A second significant change in our long-term outlook derives from the pricing of assets themselves. In the year that ended September 30, 2020, even as earnings cratered in reaction to the pandemic, the S&P500 rose by 13% and the MSCI World Index in U.S. dollar terms rose by 8.6%.

Even spaced out over 10 to 15 years, these higher prices today cut into future returns, which we now project at 4.1%, 6.5% and 7.2%, in U.S. dollar terms, for the S&P500, the MSCI EAFE and the MSCI EM, compared to 5.6%, 7.2% and 9.2%, respectively, a year ago.

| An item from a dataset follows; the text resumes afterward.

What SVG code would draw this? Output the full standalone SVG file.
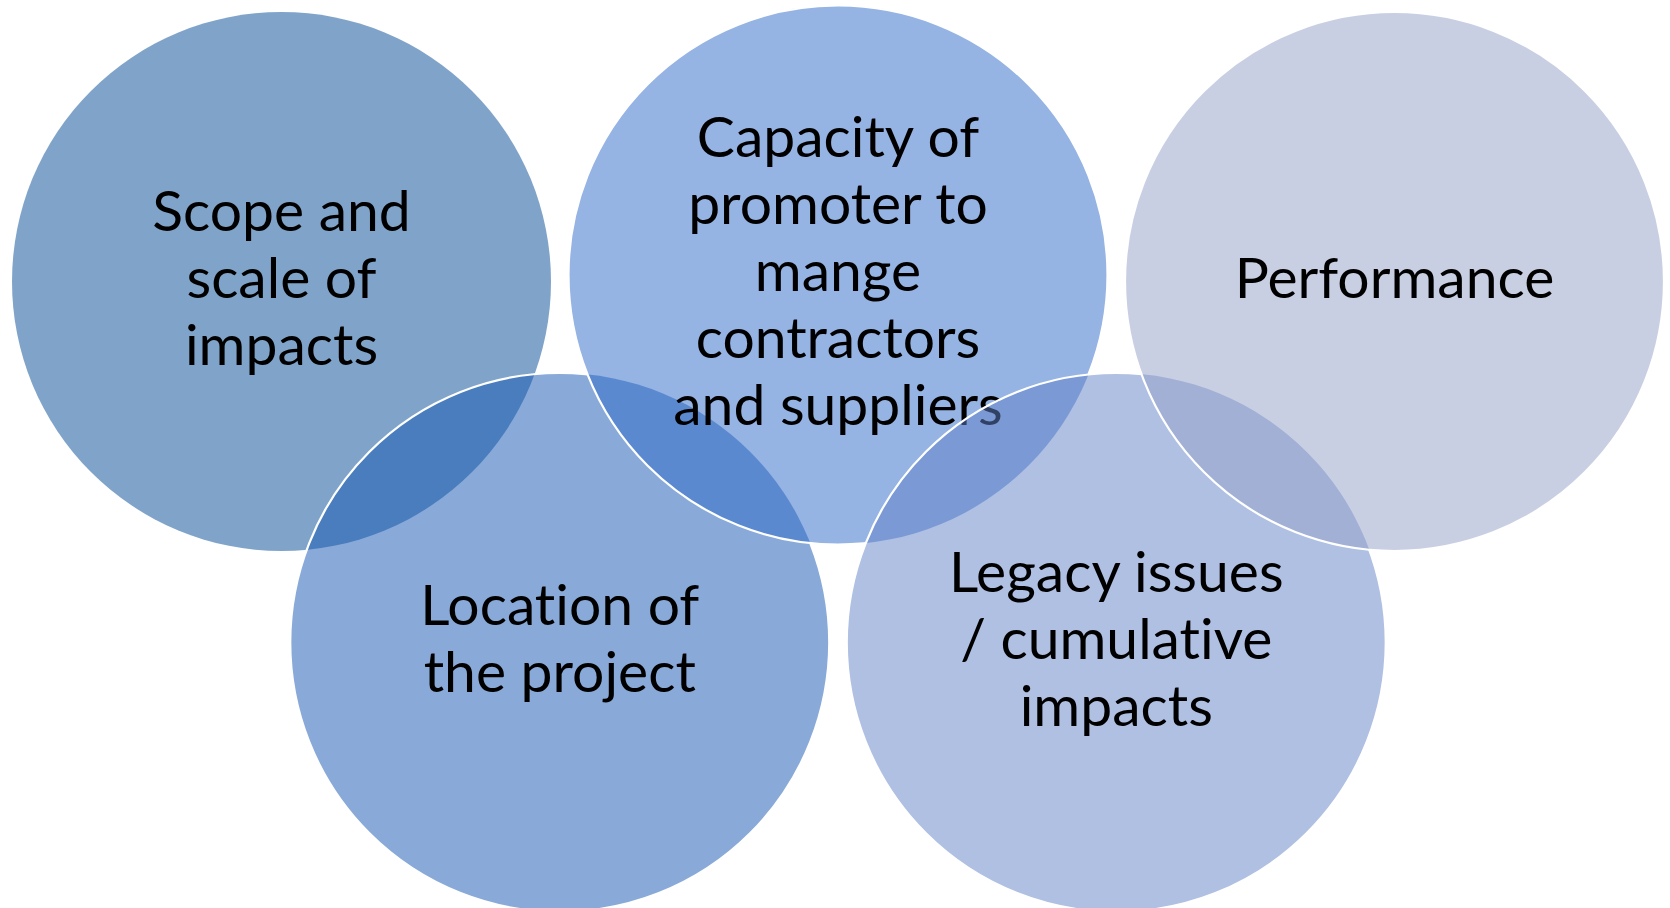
<svg xmlns="http://www.w3.org/2000/svg" width="1670" height="908" viewBox="0 0 1670 908">
<style>
.fill{stroke:none;fill-opacity:0.5}
.edge{fill:none;stroke:#FFFFFF;stroke-width:2.2}
.lbl{font-family:Lato,"Open Sans","Liberation Sans",sans-serif;font-size:57px;fill:#000000;text-anchor:middle;font-variant-ligatures:none;font-feature-settings:"liga" 0,"clig" 0}
</style>
<defs>
<mask id="mLoc" maskUnits="userSpaceOnUse" x="0" y="0" width="1670" height="908">
<rect x="0" y="0" width="1670" height="908" fill="#fff"/>
<circle cx="838" cy="275" r="269.5" fill="#000"/>
<circle cx="1116.25" cy="642.5" r="269.5" fill="#000"/>
<circle cx="1394.5" cy="281.5" r="269.5" fill="#000"/>
</mask>
<mask id="mCap" maskUnits="userSpaceOnUse" x="0" y="0" width="1670" height="908">
<rect x="0" y="0" width="1670" height="908" fill="#fff"/>
<circle cx="1116.25" cy="642.5" r="269.5" fill="#000"/>
<circle cx="1394.5" cy="281.5" r="269.5" fill="#000"/>
</mask>
<mask id="mLeg" maskUnits="userSpaceOnUse" x="0" y="0" width="1670" height="908">
<rect x="0" y="0" width="1670" height="908" fill="#fff"/>
<circle cx="1394.5" cy="281.5" r="269.5" fill="#000"/>
</mask>
</defs>
<rect x="0" y="0" width="1670" height="908" fill="#FFFFFF"/>
<g id="connectors"></g>
<g id="scope">
<circle class="fill" cx="281.5" cy="281.5" r="269.5" fill="#014993"/>
<text class="lbl"><tspan x="281.5" y="231">Scope and</tspan><tspan x="281.5" y="298">scale of</tspan><tspan x="281.5" y="365">impacts</tspan></text>
</g>
<g id="location">
<circle class="fill" cx="559.75" cy="642.5" r="269.5" fill="#1355B1"/>
<circle class="edge" cx="559.75" cy="642.5" r="269.5" mask="url(#mLoc)"/>
<text class="lbl"><tspan x="559.75" y="625">Location of</tspan><tspan x="559.75" y="692">the project</tspan></text>
</g>
<g id="capacity">
<circle class="fill" cx="838" cy="275" r="269.5" fill="#2B67C7"/>
<circle class="edge" cx="838" cy="275" r="269.5" mask="url(#mCap)"/>
<text class="lbl"><tspan x="838" y="157">Capacity of</tspan><tspan x="838" y="224">promoter to</tspan><tspan x="838" y="291">mange</tspan><tspan x="838" y="358">contractors</tspan><tspan x="838" y="425">and suppliers</tspan></text>
</g>
<g id="legacy">
<circle class="fill" cx="1116.25" cy="642.5" r="269.5" fill="#6181C7"/>
<circle class="edge" cx="1116.25" cy="642.5" r="269.5" mask="url(#mLeg)"/>
<text class="lbl"><tspan x="1116.25" y="592">Legacy issues</tspan><tspan x="1116.25" y="659">/ cumulative</tspan><tspan x="1116.25" y="726">impacts</tspan></text>
</g>
<g id="performance">
<circle class="fill" cx="1394.5" cy="281.5" r="269.5" fill="#939FC7"/>
<circle class="edge" cx="1394.5" cy="281.5" r="269.5"/>
<text class="lbl"><tspan x="1394.5" y="298">Performance</tspan></text>
</g>
</svg>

A similar pattern shows up in fixed income markets where rates are significantly lower than a year ago. Given very low starting yields and a slower pace of normalization, we now expect average returns from 1.1% from U.S. cash, 1.6% from U.S. 10-year Treasury bonds and 2.5% from U.S. investment grade corporate bonds, a further downgrade from projections of 1.9%, 2.4% and 3.4%, respectively, a year ago.

Because of this, a plain vanilla 60/40 portfolio of global equities and U.S. bonds is now projected to provide an annual return of just 4.2% over the next 10 to 15 years compared to 5.4% a year ago. It is important for investors to take this on board when considering their long-term financial plans.

However, it is also important to recognize that a number of assets appear to have the potential to outperform this average. In particular, we expect international equities in general to exceed these returns, bolstered by a roughly 1% annualized decline in the U.S. dollar. High-yield bonds and emerging market debt should significantly outperform developed country government debt. In addition, alternative investments, such as private equity, core real estate and global infrastructure should be able to provide strong income flow, diversification benefits and, with skilled management, some superior performance.

Our 2021 Long-Term Capital Market Assumptions don’t paint a particularly rosy picture for long-term investors but we believe it is a balanced and useful one.  More importantly, these long-term projections are not a landscape to be contemplated in complacency or dismay but rather a roadmap to be consulted with purpose. As the confusion from this year clears, it is important for investors to refocus on the long run, to acknowledge what has changed and to adjust portfolios accordingly to achieve their long-term investment goals.

David Kelly is chief global strategist at JPMorgan Funds.